Tout contrevenant au présent arrêté sera passible des peines de l’article II de la loi du 3 mai 1844 (C. env., art. R. 228-5 (4°).

Le coût de la liberté
Article R228-5 du Code de l’Environnement
Seront punis de l’amende prévue pour les contraventions de la 5e classe (1500 euros) ceux qui auront contrevenu aux arrêtés réglementaires :
4° Relatifs à l’emploi et à la divagation des chiens.
Article R428-1 du Code de l’Environnement
I. – Est puni de l’amende prévue pour les contraventions de la 5e classe
(1500 euros) le fait de chasser :
1° Sur le terrain d’autrui sans le consentement du propriétaire ou du
détenteur du droit de chasse
Article R412-44 du Code de la Route
Tout animal isolé ou en groupe doit avoir un conducteur. Le fait de contrevenir aux dispositions du présent article est puni de l’amende prévue pour les contraventions de la 2e classe. (150 euros)

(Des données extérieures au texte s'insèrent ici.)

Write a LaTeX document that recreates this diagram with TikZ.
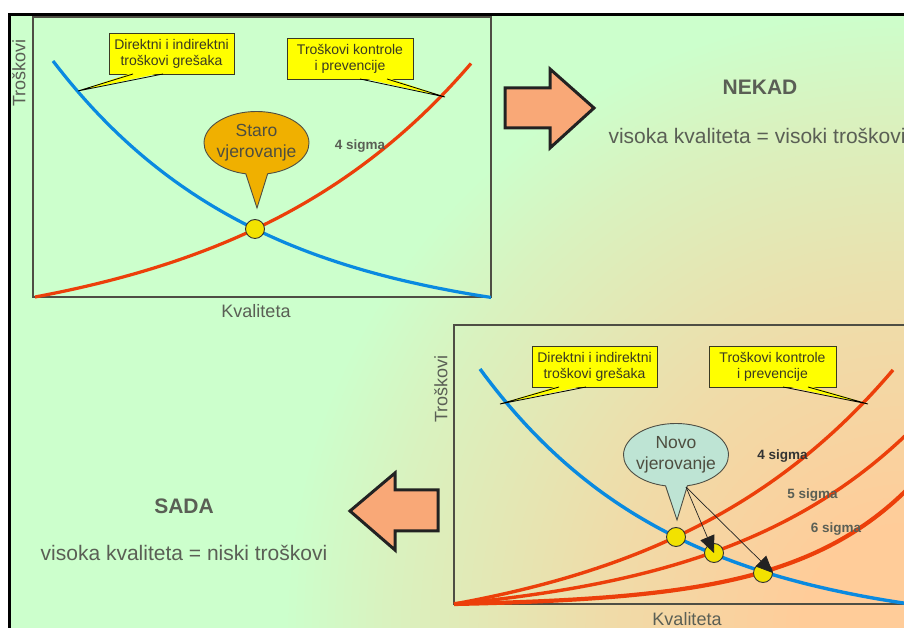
\documentclass[tikz,border=0pt]{standalone}
\usepackage{fontspec}
\setmainfont{Liberation Sans}
\usepackage{tikz}
\usetikzlibrary{arrows.meta,shapes.callouts}
\usepackage{xcolor}
\definecolor{bggreen}{HTML}{CCFFCC}
\definecolor{bgorange}{HTML}{FFCC99}
\colorlet{bgmida}{bgorange!70!bggreen}
\colorlet{bgmidb}{bgorange!25!bggreen}
\definecolor{costblue}{HTML}{0A8AE0}
\definecolor{costred}{HTML}{EC3F0A}
\definecolor{noteyellow}{HTML}{FFFF00}
\definecolor{noteink}{HTML}{3A3A22}
\definecolor{oldidea}{HTML}{F0B000}
\definecolor{newidea}{HTML}{BEE4D4}
\definecolor{bubbleink}{HTML}{4E4E40}
\definecolor{dotyellow}{HTML}{F2E200}
\definecolor{dotink}{HTML}{333333}
\definecolor{salmon}{HTML}{F9A877}
\definecolor{arrowink}{HTML}{222222}
\definecolor{ink}{HTML}{5A5F55}
\definecolor{frameink}{HTML}{4E4E44}
\pgfdeclareradialshading{bgglow}{\pgfpoint{0bp}{0bp}}{color(0bp)=(bgorange); color(4bp)=(bgorange); color(12bp)=(bgmida); color(21bp)=(bgmidb); color(25bp)=(bggreen); color(50bp)=(bggreen)}
\newcommand{\pxfont}[2]{\fontsize{#1}{#2}\selectfont}

\begin{document}
\begin{tikzpicture}[x=1pt,y=1pt,
  panel/.style={draw=frameink,line width=1.3pt},
  meetdot/.style={circle,draw=dotink,fill=dotyellow,line width=0.9pt,minimum size=19pt,inner sep=0pt},
  notebox/.style={draw=noteink,fill=noteyellow,line width=0.9pt,text=noteink,align=center,minimum height=41pt,inner sep=1pt,font=\pxfont{14}{16}},
  wedge/.style={draw=black,line width=0.8pt},
  bubble/.style={ellipse callout,draw=frameink,line width=0.9pt,minimum width=105pt,minimum height=63pt,inner xsep=-4pt,inner ysep=0pt,callout pointer arc=24,align=center,text=bubbleink,font=\pxfont{17.5}{21}},
  sigma/.style={font=\pxfont{13.5}{16}\bfseries},
  blockarrow/.style={fill=salmon,draw=arrowink,line width=3pt,line join=miter},
  pick/.style={draw=arrowink,line width=0.7pt,-{Triangle[length=17pt,width=15pt]}},
  axislab/.style={text=ink,font=\pxfont{18}{20}},
  headline/.style={text=ink,font=\pxfont{21}{24}\bfseries},
  slogan/.style={text=ink,font=\pxfont{21}{24}}]
  \useasboundingbox (0,0) rectangle (904,628);
  % background
  \begin{scope}
    \clip (9,-5) rectangle (910,613);
    \fill[bggreen] (9,-5) rectangle (910,613);
    \shade[shading=bgglow] (284,-620) rectangle (1524,620);
  \end{scope}
  \draw[line width=3pt] (9,-5) -- (9,613) -- (910,613);

  % old belief
  \draw[panel] (33,331) rectangle (491,611);
  \draw[costblue,line width=3.2pt] plot[domain=53:491,samples=80] (\x,{299+268*exp(-0.00488*(\x-53))});
  \draw[costred,line width=3.2pt] plot[domain=35:471,samples=80] (\x,{286+45*exp(0.004183*(\x-35))});
  \node[meetdot] (dotold) at (255,399) {};
  \node[axislab,rotate=90] (ylabtop) at (19,555) {Troškovi};
  \node[axislab,anchor=base] (xlabtop) at (256,310) {Kvaliteta};
  \node[sigma,text=ink] (sig4top) at (360,482) {4 sigma};

  \node[notebox,minimum width=125pt] (errtop) at (171.5,574.5) {Direktni i indirektni\\troškovi grešaka};
  \coordinate (errtoptip) at (78,537);
  \fill[noteyellow] (133,555.5) -- (errtoptip) -- (163,555.5) -- cycle;
  \draw[wedge] (133,554) -- (errtoptip) -- (163,554);
  \node[notebox,minimum width=126pt] (ctrltop) at (350,569.5) {Troškovi kontrole\\i prevencije};
  \coordinate (ctrltoptip) at (445,531);
  \fill[noteyellow] (360,550.5) -- (ctrltoptip) -- (387,550.5) -- cycle;
  \draw[wedge] (360,549) -- (ctrltoptip) -- (387,549);

  \coordinate (starotip) at (257,420);
  \node[bubble,fill=oldidea,callout absolute pointer={(starotip)}] (staro) at (256.5,485) {Staro\\vjerovanje};

  \draw[blockarrow] (505,540) -- (550,540) -- (550,559) -- (594,520) -- (550,480) -- (550,500) -- (505,500) -- cycle;
  \node[headline] (nekad) at (760,541) {NEKAD};
  \node[slogan,anchor=west] (nekadtxt) at (605,492) {visoka kvaliteta = visoki troškovi};

  % new belief
  \draw[panel] (454,24) rectangle (925,303);
  \draw[costblue,line width=3.4pt] plot[domain=480:904,samples=80] (\x,{-4.3+263.3*exp(-0.005184*(\x-480))});
  \foreach \b/\a/\k/\e/\w in {-18.7/42.7/0.004252/893/3.4, 4.95/19.05/0.005063/910/3.4, 21.46/2.54/0.008447/910/4.2} {
    \draw[costred,line width=\w pt] plot[domain=454:\e,samples=90] (\x,{\b+\a*exp(\k*(\x-454))});
  }
  \node[meetdot] (dot4) at (676,91) {};
  \node[meetdot] (dot5) at (714,75) {};
  \node[meetdot] (dot6) at (763,55) {};
  \node[axislab,rotate=90] (ylabbot) at (441,239) {Troškovi};
  \node[axislab,anchor=base] (xlabbot) at (687,2) {Kvaliteta};
  \node[sigma,text=dotink] (sig4) at (782.5,172) {4 sigma};
  \node[sigma,text=ink] (sig5) at (812.5,133) {5 sigma};
  \node[sigma,text=ink] (sig6) at (836,99) {6 sigma};

  \node[notebox,minimum width=125pt] (errbot) at (594.5,261.5) {Direktni i indirektni\\troškovi grešaka};
  \coordinate (errbottip) at (500,224);
  \fill[noteyellow] (559,242.5) -- (errbottip) -- (586,242.5) -- cycle;
  \draw[wedge] (559,241) -- (errbottip) -- (586,241);
  \node[notebox,minimum width=127pt] (ctrlbot) at (772.5,261.5) {Troškovi kontrole\\i prevencije};
  \coordinate (ctrlbottip) at (868,224);
  \fill[noteyellow] (783,242.5) -- (ctrlbottip) -- (808,242.5) -- cycle;
  \draw[wedge] (783,241) -- (ctrlbottip) -- (808,241);

  \coordinate (novotip) at (677,108);
  \node[bubble,fill=newidea,callout absolute pointer={(novotip)}] (novo) at (676,173) {Novo\\vjerovanje};
  \coordinate (novofrom) at (686,141);
  \draw[pick] (novofrom) -- (dot5.center);
  \draw[pick] (novofrom) -- (dot6.east);

  \draw[blockarrow] (438,138) -- (395,138) -- (395,155) -- (350,117) -- (395,78) -- (395,97) -- (438,97) -- cycle;
  \node[headline] (sada) at (184,122) {SADA};
  \node[slogan] (sadatxt) at (184,75) {visoka kvaliteta = niski troškovi};
\end{tikzpicture}
\end{document}
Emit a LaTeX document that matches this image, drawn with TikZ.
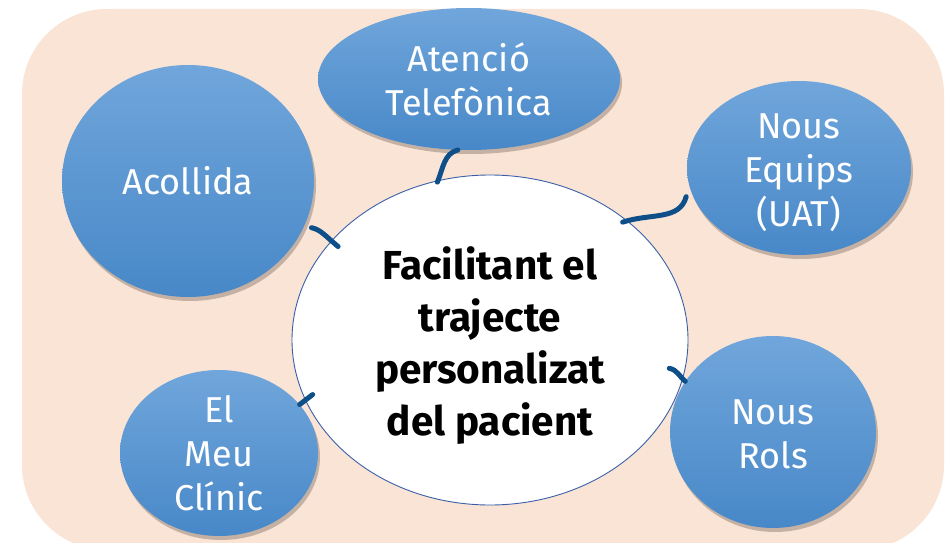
\documentclass[tikz,border=0pt]{standalone}
\usepackage{fontspec}
\setmainfont{Fira Sans}
\usetikzlibrary{shapes.geometric,shadows,calc}
\definecolor{bgpeach}{HTML}{FAE4D6}
\definecolor{bltop}{HTML}{70A6DB}
\definecolor{blbot}{HTML}{4888C8}
\definecolor{connblue}{HTML}{0E4F8A}
\definecolor{ctrline}{HTML}{3A5FA8}
\tikzset{
  bubble/.style={ellipse, inner sep=0pt, top color=bltop, bottom color=blbot, draw=none,
    text=white, align=center, font=\fontsize{36}{44}\selectfont,
    drop shadow={shadow xshift=2pt, shadow yshift=-4pt, opacity=0.25, fill=black!80!brown}},
  bubbletext/.style={text=white, align=center, inner sep=0pt, font=\fontsize{36}{44}\selectfont},
  centre/.style={ellipse, inner sep=0pt, fill=white, draw=ctrline, line width=0.9pt},
  centretext/.style={text=black, align=center, inner sep=0pt, font=\bfseries\fontsize{40.5}{52}\selectfont},
  conn/.style={draw=connblue, line width=5pt, line cap=round}
}
\begin{document}
\begin{tikzpicture}[x=1pt,y=1pt]
\useasboundingbox (0,0) rectangle (945,542);
\fill[bgpeach, rounded corners=85pt] (22,533) rectangle (944,-8);
\node[centre, minimum width=396pt, minimum height=330pt] (ctr) at (490,202) {};
\node[centretext] (ctrtxt) at (490,196) {Facilitant el\\trajecte\\personalizat\\del pacient};
\node[bubble, minimum width=252pt, minimum height=232pt] (aco) at (188,361) {Acollida};
\node[bubble, minimum width=302pt, minimum height=142pt] (ate) at (469,463) {Atenció\\Telefònica};
\node[bubble, minimum width=224pt, minimum height=174pt] (equ) at (799,374) {};
\node[bubbletext] (equtxt) at ($(equ.center)+(0,-5)$) {Nous\\Equips\\(UAT)};
\node[bubble, minimum width=198pt, minimum height=166pt] (meu) at (219,89) {El\\Meu\\Clínic};
\node[bubble, minimum width=206pt, minimum height=192pt] (rol) at (773,110) {};
\node[bubbletext] (roltxt) at ($(rol.center)+(0,-2)$) {Nous\\Rols};
\draw[conn, shorten >=-2pt] (ate.261) to[out=195, in=68] (ctr.108);
\draw[conn, shorten >=-9pt] ($(aco.-21)+(7,-2)$) to[out=-12, in=140] (ctr.148);
\draw[conn, shorten >=-5pt] ($(equ.194)+(-6,-2)$) to[out=-105, in=18] (ctr.41);
\draw[conn] (meu.31) -- ++(13,10);
\draw[conn] (rol.150) to[out=140, in=-10] ++(-16,13);
\end{tikzpicture}
\end{document}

Article R622-2 du Code Pénal
Le fait, par le gardien d’un animal susceptible de présenter un danger pour les personnes, de laisser divaguer cet animal est puni de l’amende prévue pour les contraventions de la 2e classe. (150 euros)
Article L211-24 du Code Rural
Les animaux ne peuvent être restitués à leur propriétaire qu’après paiement des frais de fourrière. En cas de non-paiement, le propriétaire est passible d’une amende forfaitaire dont les modalités sont définies par décret.